Can two std::atomic's be part of one union?

Question

I want to do this:

union {
    std::atomic<uint128_t> u128;
    struct {
        std::atomic<uint64_t> u64_1;
        std::atomic<uint64_t> u64_2;
    };
};

Several threads will read and write both parts of the union.

Is it safe?

Edit: I use Linux, x86_64, clang 3.3

Edit2: I want to be able to increment and decrement u64_1, read u64_2, and write u128 (compare_exchange)

Edit3: What if I use atomic builtin functions? The union will look like this:

union {
    uint128_t u128;
    struct {
        uint64_t u64_1;
        uint64_t u64_2;
    };
};

u64_1 will map to first half of u128 and u64_2 will map to second half.

Answer 1

The std::atomic<T> operations can be either lockless or locking, depending on whether the architecture offers the underlying guarantees. You can check this by checking std::atomic<T>::is_lock_free().

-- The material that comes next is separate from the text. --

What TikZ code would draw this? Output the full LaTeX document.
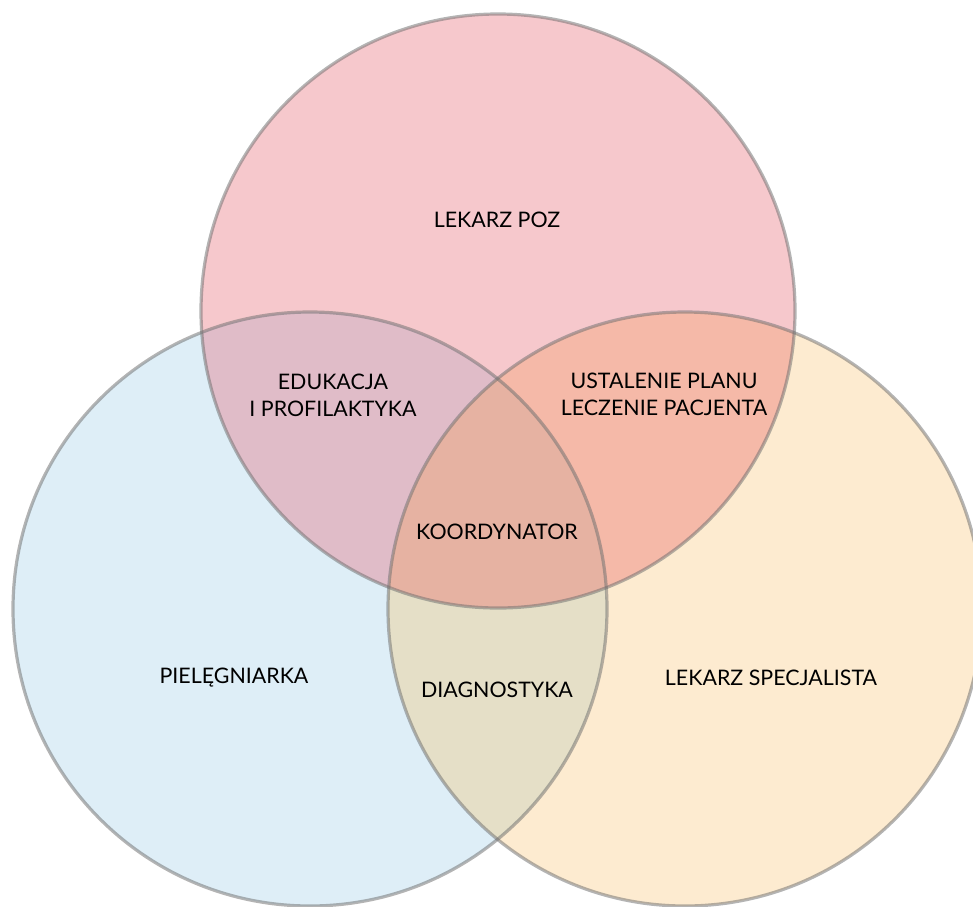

If the type is not lock free, it might be supported by the library by means of a counter. That in turn probably means that the type is no longer a POD underneath, which in turn means that it is your responsibility to call the constructors/destructors when switching from one active member of the union to another.

If there is a mutex for the 128 bit but not the 64bit types you might end up with a situation in which the layout of the values coincides, but the atomicity of operations is guaranteed by different means, so it might seem to work, but fail spuriously and in a way that is hard to even detect.